New Amsterdam and the Melungeons of Appalachia
In 1613, the settlers at Jamestown were finally putting the “starving time” of 1609 behind them.
A new settlement was being built at Charles City, and the first tobacco crop was going into the ground.
Emboldened to confront the Powhatan head-on, they had contrived to kidnap a native girl named Matoaka or “Pocahontas” to use as leverage in what they termed “negotiations” with local indigenous communities.
Three days’ sailing to the north, another enterprising young man was setting-up his own trading post on the island later lnown as Manhattan. Although this area had been scouted for the past three or four years by Dutch expeditions, no one had actually yet attempted to plant boots on the ground.
This small trading post would later become a favoured supply stop for early pirates and sea dogs, known by 1624 as “New Amsterdam” – the town which would pass into English hands in 1664, before being re-christened “New York”.
But in 1613, this one man with his Lenape friends and family was content to trap for beaver. Beaver skins and glands fetched an exorbitant price in Europe at the time, the pelts being made into waterproof hats, the glands being used in the perfume industry.
Although this man traded on behalf of the Dutch, and the later Dutch West India Company, he was no Dutchman himself.
This man was Juan Rodriguez of Santo Domingo, the oldest city in what we now call the Dominican Republic.

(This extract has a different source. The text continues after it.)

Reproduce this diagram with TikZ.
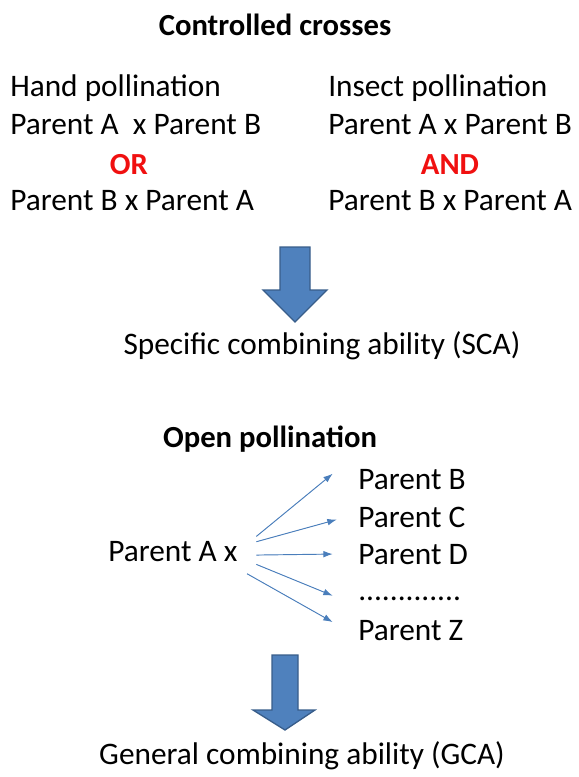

At that time, the population of Santo Domingo was at least 10% Portuguese, and Juan Rodriguez was born to an African mother by a Portuguese – possibly Portuguese Jewish or Romani – father.
This largely forgotten character was the first non-Native American inhabitant of what is now New York.
Some reports suggest that he lived until at least 1640, but beyond this, he and his mixed-ethnic family’s later exploits are lost to the fog of history…
But.
By the mid-1600s, we find “free people of color” named “Driggers” living in Virginia – “Driggers” being widely thought to be an Anglicized version of “Rodriguez”.
Of course, “Rodriguez” and “Rodrigues” are not rare surnames among the Portuguese and Spanish.
But it is surely tempting to wonder what happened to the children of a man willing and able to sail over 1,500 miles from the Caribbean to New York, a man valuable to traders far and wide for his fluency in the language of the Lenape. A man unafraid of the wilderness. A man only 300 miles, or 3 days sailing, from Virginia.
Whether connected to the founder of New Amsterdam or not, descendants of “Driggers” people from the 1600s can be be found in the southeastern USA in places like the Carolinas, Florida, and Georgia, while others intermarried with Melungeon families such as the Perkinses of Southern Appalachia.
Claims of Portuguese ancestry made by many Melungeon families of Southern Appalachia over the decades can be viewed in a sympathetic light when we learn about people like Juan “Jan” Rodriguez.
Neither Dutchman nor Englishman, let’s salute the multi-ethnic founder of New York City.